Belki (inkârdan vazgeçip doğru yola) dönerler diye âyetleri böyle ayrıntılı bir şekilde açıklıyoruz.

     Onlara (yahudilere), kendisine âyetlerimizden verdiğimiz ve fakat onlardan sıyrılıp çıkan, o yüzden de şeytanın takibine uğrayan ve sonunda azgınlardan olan kimsenin haberini oku.

     Allah kimi hidayete erdirirse, doğru yolu bulan odur. Kimi de şaşırtırsa, işte asıl ziyana uğrayanlar onlardır.

    En güzel isimler (el-Esmâü'l Hüsnâ) Allah’ındır. O halde O'na o güzel isimlerle dua edin. Onun isimleri hakkında eğri yola gidenleri bırakın. Onlar yapmakta olduklarının cezasına çarptırılacaklardır.

    Yarattıklarımızdan, daima hakka ileten ve adaleti hak ile yerine getiren bir millet bulunur.

    Onlara mühlet veririm; (ama) benim cezam çetindir.

(Allah'ın mülkünde hükümranlığında) Göklerin ve yerin melekûtuna (hükümranlığına), Allah'ın yarattığı her şeye ve ecellerinin yaklaşmış olabileceğine bakmadılar mı? O halde bundan (Muhammed sav'in uyarısından ve Kur'an'dan) sonra hangi söze inanacaklar?

    Allah kimi şaşırtırsa, artık onun için yol gösteren yoktur. Ve onları azgınlıkları içinde şaşkın olarak bırakır.

    De ki: «Ben, Allah'ın dilediğinden başka kendime herhangi bir fayda veya zarar verecek güce sahip değilim. Eğer ben gaybı bilseydim elbette daha çok hayır yapmak isterdim ve bana hiçbir fenalık dokunmazdı. Ben sadece inanan bir kavim için bir uyarıcı ve müjdeleyiciyim.»

Sizi bir cinsten yaratan, kendisiyle sükûn bulması için yine aynı cinsten eşini vücûda getiren O (Allah) dur. İnsan eşine yaklaşıp onu bürüyünce eşi (önce) hafif bir yük yüklenmiş ve onunla (günlük işine) devam etmiştir. Fakat yük ağırlaşınca, ikisi birden Rableri Allah'a şöyle duâ etmişlerdir: "Eğer bize sâlih bir evlad verirsen, mutlaka sana şükredenlerden olacağız".
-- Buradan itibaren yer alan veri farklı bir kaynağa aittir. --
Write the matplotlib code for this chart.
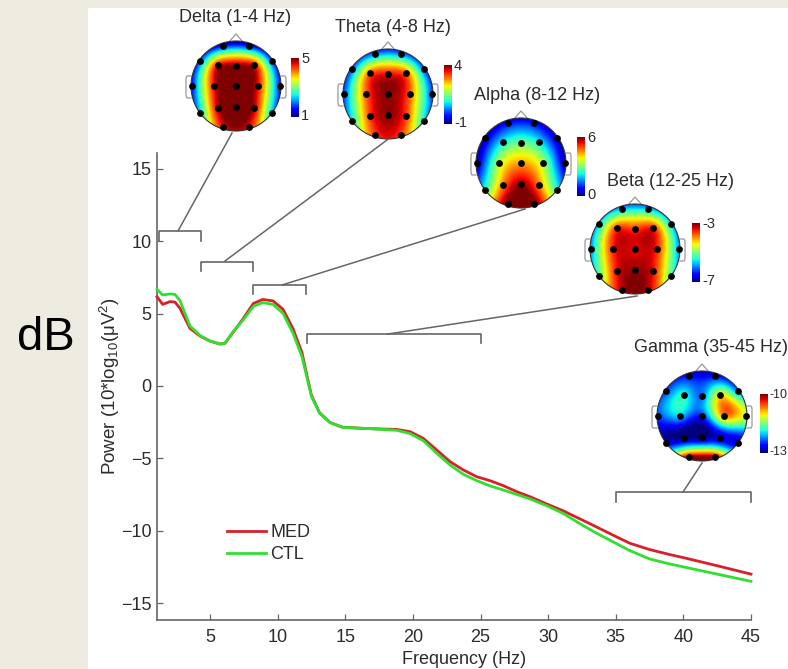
import numpy as np
import matplotlib
matplotlib.use("Agg")
import matplotlib.pyplot as plt
from matplotlib.patches import Circle, Rectangle

plt.rcParams['font.family'] = ['Liberation Sans', 'DejaVu Sans']
plt.rcParams['mathtext.default'] = 'regular'

# spectrum
freq = [1.08, 1.5, 2.04, 2.41, 2.78, 3.15, 3.52, 4.26, 5, 5.74, 6.1, 6.7, 7.45, 8.2, 8.9, 9.66, 10.4, 11.14,
        11.8, 12.15, 12.5, 13.1, 13.87, 14.8, 16.83, 18.8, 19.8, 20.77, 21.76, 22.75, 23.73, 24.72, 25.7,
        26.69, 27.67, 28.66, 29.89, 31.1, 32.5, 33.6, 35, 36.05, 37.5, 39, 40, 42.5, 45]
power_med = [6.17, 5.64, 5.83, 5.8, 5.37, 4.67, 3.98, 3.45, 3.1, 2.9, 2.95, 3.7, 4.65, 5.7, 5.98, 5.88, 5.3, 3.95,
             2.3, .8, -.65, -1.85, -2.52, -2.85, -2.95, -3, -3.16, -3.62, -4.42, -5.23, -5.8, -6.27, -6.54,
             -6.89, -7.3, -7.65, -8.15, -8.62, -9.25, -9.75, -10.4, -10.87, -11.3, -11.65, -11.86, -12.42, -13]
power_ctl = [6.68, 6.29, 6.36, 6.33, 5.9, 5.02, 4.14, 3.49, 3.11, 2.9, 2.95, 3.75, 4.56, 5.5, 5.76, 5.64, 5.02, 3.64,
             2.03, .65, -.73, -1.88, -2.53, -2.86, -2.95, -3.06, -3.29, -3.78, -4.65, -5.46, -6.1, -6.54, -6.9,
             -7.19, -7.49, -7.81, -8.27, -8.8, -9.6, -10.18, -10.87, -11.38, -11.95, -12.3, -12.5, -13, -13.5]

xticks = [5, 10, 15, 20, 25, 30, 35, 40, 45]
yticks = [-15, -10, -5, 0, 5, 10, 15]

# frequency bands: name, low, high, bracket height
band_names = ['Delta (1-4 Hz)', 'Theta (4-8 Hz)', 'Alpha (8-12 Hz)', 'Beta (12-25 Hz)', 'Gamma (35-45 Hz)']
band_low = [1.2, 4.3, 8.2, 12.2, 35]
band_high = [4.3, 8.2, 12.1, 25, 45]
band_level = [10.7, 8.6, 7.0, 3.6, -7.35]

# electrode positions on the unit head
elec_x = [-.29, .29, -.79, .79, -.41, 0, .41, -.98, -.49, 0, .49, .98, -.41, 0, .41, -.79, .79, -.29, .29]
elec_y = [.89, .89, .55, .55, .46, .44, .46, 0, 0, 0, 0, 0, -.49, -.47, -.49, -.59, -.59, -.92, -.92]

# value at each electrode, in the units of each colorbar
delta_vals = [1.6, 1.6, 1.9, 1.9, 4.6, 5, 4.6, 1.6, 4.6, 5.3, 4.6, 1.6, 4.8, 5.4, 4.8, 2.4, 2.4, 4.6, 4.6]
theta_vals = [.3, .3, .2, .2, 3, 3.5, 3, 0, 3, 3.9, 3, 0, 3.2, 3.9, 3.2, .9, .9, 3.2, 3.2]
alpha_vals = [.8, .8, .4, .4, 2.2, 2.9, 2.2, .3, 3.4, 4.4, 3.4, .3, 4.6, 5.8, 4.6, 2.5, 2.5, 6.2, 6.2]
beta_vals = [-5.7, -5.7, -5.6, -5.6, -3.6, -3.6, -3.5, -5.9, -3.5, -3.4, -3.5, -5.9, -3.4, -3.1, -3.4, -5.1, -5.1,
             -3.2, -3.2]
gamma_vals = [-12.6, -12.6, -12.4, -12.2, -11.8, -12.3, -11, -12.4, -12, -12.5, -10.7, -11.2, -13, -13.1, -12.8,
              -12.8, -12.8, -10, -10]
map_vals = [delta_vals, theta_vals, alpha_vals, beta_vals, gamma_vals]
cbar_high = [5, 4, 6, -3, -10]
cbar_low = [1, -1, 0, -7, -13]

# where things sit, in pixels of the 788x669 picture
head_cx = [236, 388, 521, 635, 702]
head_cy = [86, 94, 163, 249, 416]
head_r = 45
cbar_x = [291, 444, 577, 692, 760]
cbar_top = [58, 65, 137, 223, 394]
title_x = [235, 393, 537, 671, 634]
title_y = [18, 27, 96, 181, 348]
conn_from = [(178, 231), (225, 261), (282, 285), (388, 334), (683, 492)]
conn_to = [(232, 133), (387, 140), (525, 209), (637, 296), (702, 463)]

W, H = 788, 669
GREY = '#666666'
TEXT = '#2b2b2b'


def head_image(vals, n=180):
    # thin plate spline through the electrode values
    px, py = np.array(elec_x), np.array(elec_y)
    d = np.hypot(px[:, None] - px[None, :], py[:, None] - py[None, :])
    k = d ** 2 * np.log(d + 1e-9)
    p = np.c_[np.ones(len(px)), px, py]
    a = np.block([[k + 1e-3 * np.eye(len(px)), p], [p.T, np.zeros((3, 3))]])
    w = np.linalg.solve(a, np.r_[vals, np.zeros(3)])
    gx, gy = np.meshgrid(np.linspace(-1, 1, n), np.linspace(1, -1, n))
    dg = np.hypot(gx[..., None] - px, gy[..., None] - py)
    z = (dg ** 2 * np.log(dg + 1e-9) * w[:-3]).sum(axis=-1)
    return z + w[-3] + w[-2] * gx + w[-1] * gy


fig = plt.figure(figsize=(W / 100, H / 100), dpi=100, facecolor='#eeebe0')

# white panel and everything placed by pixel
bg = fig.add_axes([0, 0, 1, 1], zorder=0)
bg.set_xlim(0, W)
bg.set_ylim(H, 0)
bg.axis('off')
bg.add_patch(Rectangle((88, 8), W - 88, H - 8, facecolor='white', edgecolor='none'))
bg.text(46, 338, 'dB', fontsize=34, color='black', ha='center', va='center')

# main axes
left, right, top, bottom = 157, 751, 153, 620
ax = fig.add_axes([left / W, 1 - bottom / H, (right - left) / W, (bottom - top) / H], zorder=1)
ax.patch.set_alpha(0)
ax.set_xlim(1.08, 45)
ax.set_ylim(-16.17, 16.1)
ax.plot(freq, power_med, color='#d8202a', lw=2.0, label='MED', clip_on=False, zorder=3)
ax.plot(freq, power_ctl, color='#2fe02f', lw=2.0, label='CTL', clip_on=False, zorder=4)
ax.spines['top'].set_visible(False)
ax.spines['right'].set_visible(False)
for s in ['left', 'bottom']:
    ax.spines[s].set_color(GREY)
    ax.spines[s].set_linewidth(1.2)
ax.set_xticks(xticks)
ax.set_yticks(yticks)
ax.tick_params(direction='in', length=4.5, width=0.9, color=GREY, labelsize=13, labelcolor=TEXT)
ax.tick_params(axis='x', pad=6.5)
ax.tick_params(axis='y', pad=4)
ax.set_xlabel('Frequency (Hz)', fontsize=13, color=TEXT, labelpad=3.5, x=0.517)
ax.set_ylabel(r'Power (10*log$_{10}$(μV$^2$)', fontsize=13.5, color=TEXT, labelpad=-1)
ax.legend(loc='lower left', bbox_to_anchor=(0.118, 0.122), frameon=False, fontsize=13, labelcolor=TEXT,
          handlelength=2.16, handletextpad=0.22, labelspacing=0.28, borderpad=0, borderaxespad=0)

# band brackets
for lo, hi, lev in zip(band_low, band_high, band_level):
    ax.plot([lo, lo, hi, hi], [lev - 0.65, lev, lev, lev - 0.65], color=GREY, lw=1.2, clip_on=False)

# overlay for the scalp maps
ov = fig.add_axes([0, 0, 1, 1], zorder=2)
ov.patch.set_alpha(0)
ov.axis('off')
for i in range(5):
    cx, cy = head_cx[i], head_cy[i]
    ov.plot([conn_from[i][0], conn_to[i][0]], [conn_from[i][1], conn_to[i][1]], color=GREY, lw=1.1)
    # nose and ears
    ov.plot([cx - 7, cx, cx + 7], [cy - 44, cy - 52, cy - 44], color='#999999', lw=0.9)
    for sign in (-1, 1):
        ov.plot([cx + sign * 45, cx + sign * 49, cx + sign * 50, cx + sign * 50, cx + sign * 49, cx + sign * 45],
                [cy - 10, cy - 10, cy - 8, cy + 10, cy + 12, cy + 12], color='#999999', lw=0.9)
    im = ov.imshow(head_image(map_vals[i]), cmap='jet', vmin=cbar_low[i], vmax=cbar_high[i], aspect='auto',
                   extent=(cx - head_r, cx + head_r, cy + head_r, cy - head_r), interpolation='bilinear', zorder=2)
    clip = Circle((cx, cy), head_r, transform=ov.transData)
    im.set_clip_path(clip)
    ov.add_patch(Circle((cx, cy), head_r, fill=False, edgecolor='#333333', lw=0.8, zorder=3))
    ov.scatter(cx + np.array(elec_x) * head_r, cy - np.array(elec_y) * head_r, s=24, color='black',
               linewidths=0, zorder=4)
    # colorbar
    grad = np.linspace(1, 0, 64)[:, None]
    ov.imshow(grad, cmap='jet', aspect='auto', extent=(cbar_x[i], cbar_x[i] + 8, cbar_top[i] + 59, cbar_top[i]),
              zorder=2)
    # the last bar sits against the right edge, its labels get a bit smaller
    lab_size = 9 if i == 4 else 10.5
    ov.text(cbar_x[i] + 10, cbar_top[i] + 1, str(cbar_high[i]), fontsize=lab_size, color=TEXT, va='center')
    ov.text(cbar_x[i] + 10, cbar_top[i] + 58, str(cbar_low[i]), fontsize=lab_size, color=TEXT, va='center')
    ha = 'left' if i == 4 else 'center'
    ov.text(title_x[i], title_y[i], band_names[i], fontsize=13, color=TEXT, ha=ha, va='center')
ov.set_xlim(0, W)
ov.set_ylim(H, 0)

fig.savefig('out.png', dpi=100, facecolor=fig.get_facecolor())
Ne var ki Allah onlara sâlih bir evlat verince, Allah'ın kendilerine verdiği şeyde O'na ortaklar kılmaya başlamışlardır. Oysa Allah, onların ortak koştuklarından çok yücedir.

    Kendileri yaratıldığı halde hiçbir şeyi yaratamayan varlıkları (Allah'a) ortak mı koşuyorlar?

    Halbuki (putlar) ne onlara bir yardım edebilirler ne de kendilerine bir yardımları olur.

(Ey müşrikler!) Allah'ı bırakıp da kendilerine seslenip dua ettiğiniz kimseler de sizin gibi kullardır. (Eğer iddianızda) doğru iseniz, onlara seslenip dua edin de, sizin duanıza icabet etsinler!

    Onların yürüyecekleri ayakları mı var, yoksa tutacakları elleri mi var veya görecekleri gözleri mi var yahut işitecekleri kulakları mı var (neleri var)? De ki: «Ortaklarınızı çağırın, sonra bana (istediğiniz) tuzağı kurun ve bana göz bile açtırmayın!»

Şüphesiz ki, benim velîm (koruyanım) Kitab'ı indiren Allah'tır. Ve O bütün salih kullarını görüp gözetir.

Eğer şeytandan gelen kötü bir düşünce seni tahrik ederse, hemen Allah'a sığın; zira O, hakkıyla işiten, hakkıyla bilendir.

     Takvâya erenler var ya, onlara şeytan tarafından bir vesvese dokunduğunda (Allah’ın emir ve yasaklarını) hatırlayıp hemen gerçeği görürler.

(Şeytanların) kardeşlerine gelince, şeytanlar onları azgınlığa sürüklerler. Sonra da yakalarını bırakmazlar.

     Onlara bir mucize getirmediğin zaman, (ötekiler gibi) onu da derleyip getirseydin ya derler. De ki: Ben ancak Rabbimden bana vahyolunana uyarım. Bu (Kur’an), Rabbinizden gelen basîretlerdir (kalp gözlerini açan beyanlardır); inanan bir kavim için hidayet ve rahmettir.